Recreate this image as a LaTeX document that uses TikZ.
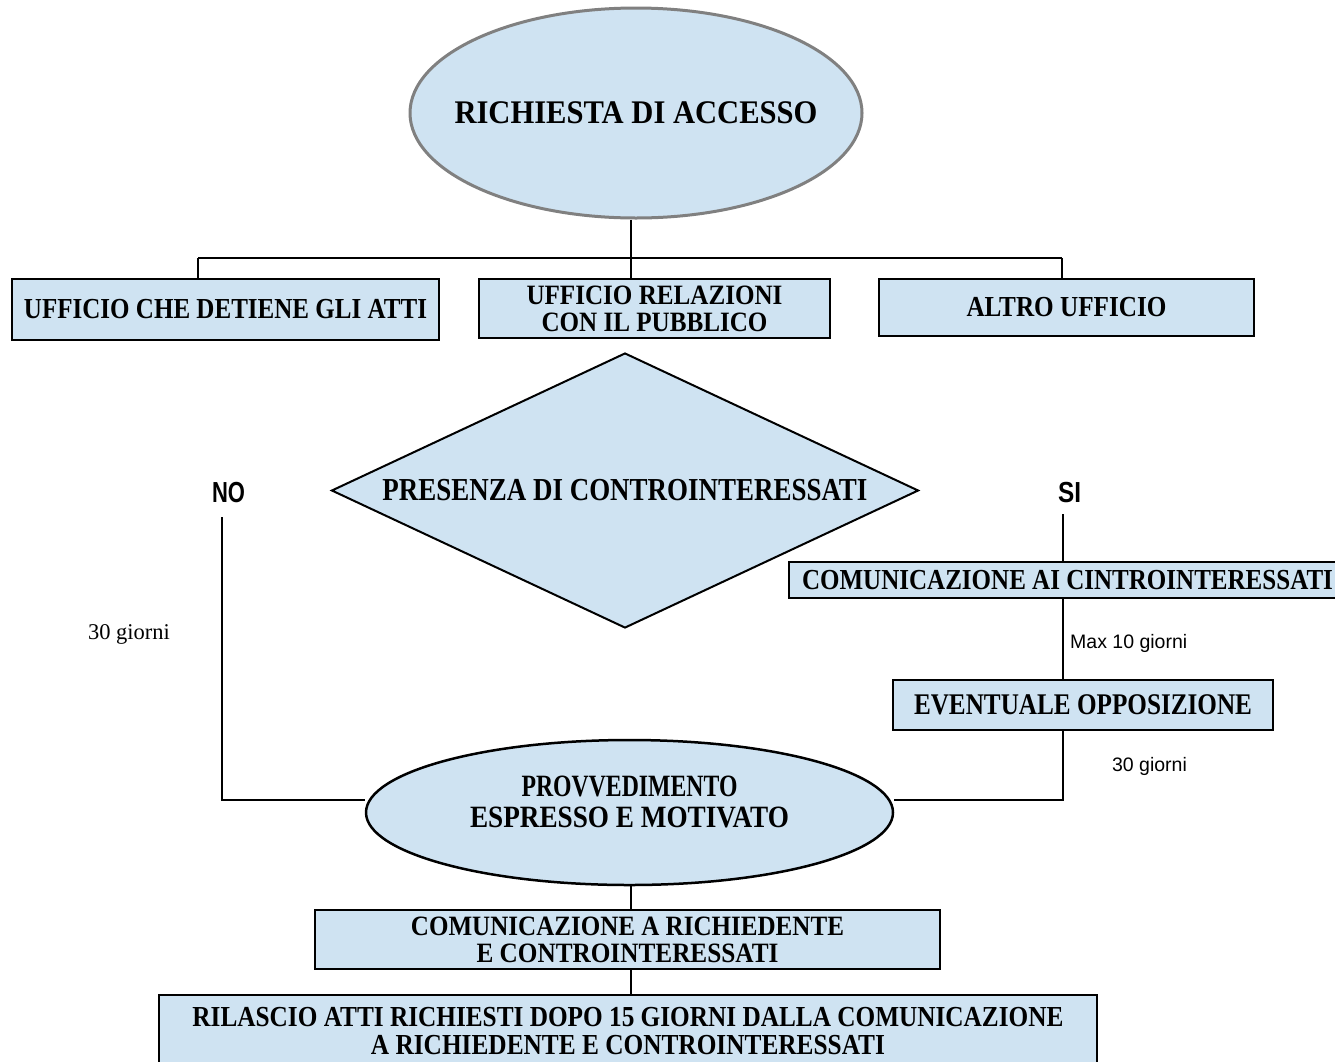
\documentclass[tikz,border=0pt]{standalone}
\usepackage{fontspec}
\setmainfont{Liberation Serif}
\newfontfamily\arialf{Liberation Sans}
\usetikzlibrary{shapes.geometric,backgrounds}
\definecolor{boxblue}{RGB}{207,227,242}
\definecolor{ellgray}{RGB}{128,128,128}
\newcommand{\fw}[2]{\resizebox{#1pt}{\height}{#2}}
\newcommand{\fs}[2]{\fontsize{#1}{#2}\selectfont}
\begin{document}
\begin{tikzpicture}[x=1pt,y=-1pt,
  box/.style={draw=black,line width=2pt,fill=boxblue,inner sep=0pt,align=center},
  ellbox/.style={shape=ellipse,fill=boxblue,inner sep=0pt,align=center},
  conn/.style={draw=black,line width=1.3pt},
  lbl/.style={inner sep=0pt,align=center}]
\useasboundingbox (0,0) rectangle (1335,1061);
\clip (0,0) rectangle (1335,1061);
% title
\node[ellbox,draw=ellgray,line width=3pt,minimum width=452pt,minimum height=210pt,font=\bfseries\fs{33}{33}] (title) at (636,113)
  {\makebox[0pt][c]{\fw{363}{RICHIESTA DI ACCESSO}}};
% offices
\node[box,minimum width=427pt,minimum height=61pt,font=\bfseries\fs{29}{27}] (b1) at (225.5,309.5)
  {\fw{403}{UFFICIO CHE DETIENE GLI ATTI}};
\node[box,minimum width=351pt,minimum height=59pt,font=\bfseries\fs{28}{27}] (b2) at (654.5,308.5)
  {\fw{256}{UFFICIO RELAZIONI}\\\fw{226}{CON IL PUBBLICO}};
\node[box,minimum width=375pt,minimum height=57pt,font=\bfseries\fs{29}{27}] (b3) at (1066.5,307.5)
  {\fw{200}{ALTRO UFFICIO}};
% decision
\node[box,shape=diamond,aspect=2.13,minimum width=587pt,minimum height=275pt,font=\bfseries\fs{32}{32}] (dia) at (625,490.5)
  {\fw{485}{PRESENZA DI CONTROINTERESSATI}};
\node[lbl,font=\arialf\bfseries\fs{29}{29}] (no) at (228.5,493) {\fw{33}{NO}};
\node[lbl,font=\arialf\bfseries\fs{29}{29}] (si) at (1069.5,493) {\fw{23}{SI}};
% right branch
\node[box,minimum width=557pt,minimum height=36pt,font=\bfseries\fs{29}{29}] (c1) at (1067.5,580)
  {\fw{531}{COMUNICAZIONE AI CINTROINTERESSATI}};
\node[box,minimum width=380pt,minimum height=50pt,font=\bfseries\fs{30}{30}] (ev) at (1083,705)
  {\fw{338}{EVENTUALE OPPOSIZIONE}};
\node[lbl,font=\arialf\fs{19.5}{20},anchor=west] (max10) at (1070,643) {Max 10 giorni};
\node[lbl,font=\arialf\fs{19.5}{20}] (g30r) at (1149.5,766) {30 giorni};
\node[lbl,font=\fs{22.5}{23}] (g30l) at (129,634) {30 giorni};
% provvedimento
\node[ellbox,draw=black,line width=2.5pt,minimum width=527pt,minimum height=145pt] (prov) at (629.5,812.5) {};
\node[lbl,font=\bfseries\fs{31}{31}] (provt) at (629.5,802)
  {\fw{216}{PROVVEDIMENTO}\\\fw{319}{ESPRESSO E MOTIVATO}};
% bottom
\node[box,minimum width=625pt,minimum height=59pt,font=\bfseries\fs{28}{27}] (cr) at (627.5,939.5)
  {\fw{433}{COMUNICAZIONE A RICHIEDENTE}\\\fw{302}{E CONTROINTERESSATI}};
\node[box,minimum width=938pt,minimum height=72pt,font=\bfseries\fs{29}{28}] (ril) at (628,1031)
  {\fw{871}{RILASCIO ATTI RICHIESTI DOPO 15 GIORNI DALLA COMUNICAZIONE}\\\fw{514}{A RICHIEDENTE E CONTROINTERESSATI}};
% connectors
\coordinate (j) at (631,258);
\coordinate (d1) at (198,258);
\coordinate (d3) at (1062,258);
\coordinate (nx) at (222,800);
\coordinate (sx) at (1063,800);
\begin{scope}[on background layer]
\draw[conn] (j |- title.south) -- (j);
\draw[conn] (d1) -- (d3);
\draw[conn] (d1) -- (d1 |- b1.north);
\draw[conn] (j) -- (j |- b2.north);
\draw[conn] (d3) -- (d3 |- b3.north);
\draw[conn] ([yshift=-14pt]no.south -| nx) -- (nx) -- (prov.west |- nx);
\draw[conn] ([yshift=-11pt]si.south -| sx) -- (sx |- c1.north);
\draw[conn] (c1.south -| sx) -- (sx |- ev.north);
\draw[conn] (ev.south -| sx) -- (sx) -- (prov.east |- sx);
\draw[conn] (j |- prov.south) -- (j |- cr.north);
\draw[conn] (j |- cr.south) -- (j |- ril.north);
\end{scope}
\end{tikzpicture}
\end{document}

* **What is being asked**
Write the listing above out again exactly, dropping each image.

* **Result of the task**
Recreate this image as a LaTeX document that uses TikZ.
\documentclass[tikz,border=0pt]{standalone}
\usepackage{fontspec}
\setmainfont{Liberation Serif}
\newfontfamily\arialf{Liberation Sans}
\usetikzlibrary{shapes.geometric,backgrounds}
\definecolor{boxblue}{RGB}{207,227,242}
\definecolor{ellgray}{RGB}{128,128,128}
\newcommand{\fw}[2]{\resizebox{#1pt}{\height}{#2}}
\newcommand{\fs}[2]{\fontsize{#1}{#2}\selectfont}
\begin{document}
\begin{tikzpicture}[x=1pt,y=-1pt,
  box/.style={draw=black,line width=2pt,fill=boxblue,inner sep=0pt,align=center},
  ellbox/.style={shape=ellipse,fill=boxblue,inner sep=0pt,align=center},
  conn/.style={draw=black,line width=1.3pt},
  lbl/.style={inner sep=0pt,align=center}]
\useasboundingbox (0,0) rectangle (1335,1061);
\clip (0,0) rectangle (1335,1061);
% title
\node[ellbox,draw=ellgray,line width=3pt,minimum width=452pt,minimum height=210pt,font=\bfseries\fs{33}{33}] (title) at (636,113)
  {\makebox[0pt][c]{\fw{363}{RICHIESTA DI ACCESSO}}};
% offices
\node[box,minimum width=427pt,minimum height=61pt,font=\bfseries\fs{29}{27}] (b1) at (225.5,309.5)
  {\fw{403}{UFFICIO CHE DETIENE GLI ATTI}};
\node[box,minimum width=351pt,minimum height=59pt,font=\bfseries\fs{28}{27}] (b2) at (654.5,308.5)
  {\fw{256}{UFFICIO RELAZIONI}\\\fw{226}{CON IL PUBBLICO}};
\node[box,minimum width=375pt,minimum height=57pt,font=\bfseries\fs{29}{27}] (b3) at (1066.5,307.5)
  {\fw{200}{ALTRO UFFICIO}};
% decision
\node[box,shape=diamond,aspect=2.13,minimum width=587pt,minimum height=275pt,font=\bfseries\fs{32}{32}] (dia) at (625,490.5)
  {\fw{485}{PRESENZA DI CONTROINTERESSATI}};
\node[lbl,font=\arialf\bfseries\fs{29}{29}] (no) at (228.5,493) {\fw{33}{NO}};
\node[lbl,font=\arialf\bfseries\fs{29}{29}] (si) at (1069.5,493) {\fw{23}{SI}};
% right branch
\node[box,minimum width=557pt,minimum height=36pt,font=\bfseries\fs{29}{29}] (c1) at (1067.5,580)
  {\fw{531}{COMUNICAZIONE AI CINTROINTERESSATI}};
\node[box,minimum width=380pt,minimum height=50pt,font=\bfseries\fs{30}{30}] (ev) at (1083,705)
  {\fw{338}{EVENTUALE OPPOSIZIONE}};
\node[lbl,font=\arialf\fs{19.5}{20},anchor=west] (max10) at (1070,643) {Max 10 giorni};
\node[lbl,font=\arialf\fs{19.5}{20}] (g30r) at (1149.5,766) {30 giorni};
\node[lbl,font=\fs{22.5}{23}] (g30l) at (129,634) {30 giorni};
% provvedimento
\node[ellbox,draw=black,line width=2.5pt,minimum width=527pt,minimum height=145pt] (prov) at (629.5,812.5) {};
\node[lbl,font=\bfseries\fs{31}{31}] (provt) at (629.5,802)
  {\fw{216}{PROVVEDIMENTO}\\\fw{319}{ESPRESSO E MOTIVATO}};
% bottom
\node[box,minimum width=625pt,minimum height=59pt,font=\bfseries\fs{28}{27}] (cr) at (627.5,939.5)
  {\fw{433}{COMUNICAZIONE A RICHIEDENTE}\\\fw{302}{E CONTROINTERESSATI}};
\node[box,minimum width=938pt,minimum height=72pt,font=\bfseries\fs{29}{28}] (ril) at (628,1031)
  {\fw{871}{RILASCIO ATTI RICHIESTI DOPO 15 GIORNI DALLA COMUNICAZIONE}\\\fw{514}{A RICHIEDENTE E CONTROINTERESSATI}};
% connectors
\coordinate (j) at (631,258);
\coordinate (d1) at (198,258);
\coordinate (d3) at (1062,258);
\coordinate (nx) at (222,800);
\coordinate (sx) at (1063,800);
\begin{scope}[on background layer]
\draw[conn] (j |- title.south) -- (j);
\draw[conn] (d1) -- (d3);
\draw[conn] (d1) -- (d1 |- b1.north);
\draw[conn] (j) -- (j |- b2.north);
\draw[conn] (d3) -- (d3 |- b3.north);
\draw[conn] ([yshift=-14pt]no.south -| nx) -- (nx) -- (prov.west |- nx);
\draw[conn] ([yshift=-11pt]si.south -| sx) -- (sx |- c1.north);
\draw[conn] (c1.south -| sx) -- (sx |- ev.north);
\draw[conn] (ev.south -| sx) -- (sx) -- (prov.east |- sx);
\draw[conn] (j |- prov.south) -- (j |- cr.north);
\draw[conn] (j |- cr.south) -- (j |- ril.north);
\end{scope}
\end{tikzpicture}
\end{document}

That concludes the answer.